When the lights drop and the arena starts to thrum on opening night, people are at their most ready to believe. Sure, the most hyped Wolves team in more than a decade is 0-2 but this is the home opener. The season will not, in truth, live or die on this moment and the Wolves as a whole are still a long way from being a team where those moments even happen. In the Finals last year we had LeBron’s Block and Kyrie’s Shot and Love’s Defense — all moments that we can capitalize now. This is the stuff of storytelling and that — at its root — is Folkestad and his team’s job, from show open to karaoke skit to scoreboard animation.
The last few years haven’t provided many opportunities for great natural stories. Kevin Garnett’s return was one. Instead of frontloading the hype, the intros played like every other game for the first four players. Then there was a brief flash on Garnett and then cut to black, build back up, and the retrospective started. For anyone who was in the arena, Garnett’s first game back was a legitimate chills moment. With that much narrative heft, it was a gift for Live Programming & Entertainment and they nailed it.
In truth, they didn’t have to write that story; they just had to not screw it up. But if we’re being honest, something like ninety percent of your life is not-screwing-it-up. Given the talent they’ve got, ninety percent of the Wolves becoming a real playoff contender is going to be not-screwing-it-up. Not-screwing-it-up is an underrated lifeskill.

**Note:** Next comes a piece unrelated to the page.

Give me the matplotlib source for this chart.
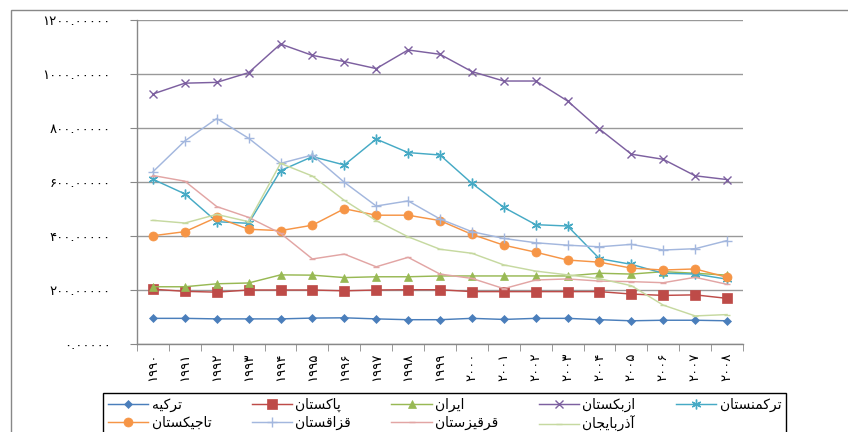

The aerated giddiness of the first day of school doesn’t stem from the prospect of unalloyed success. No one who’s been through a year of school could think that. It comes from the combined nervousness and excitement of victories and failures, from the hope that you can tally more of the former than the latter, from a belief that hard work can still make a difference ahead.
Production Day is a month in the past and all the material is there, but the work isn’t done when the lights drop and the year’s first show open lights up the scoreboard. Folkestad estimates they’ll hit their stride with everything in mid-December, maybe like the team itself. For them and the entire Wolves organization, the work is always just beginning.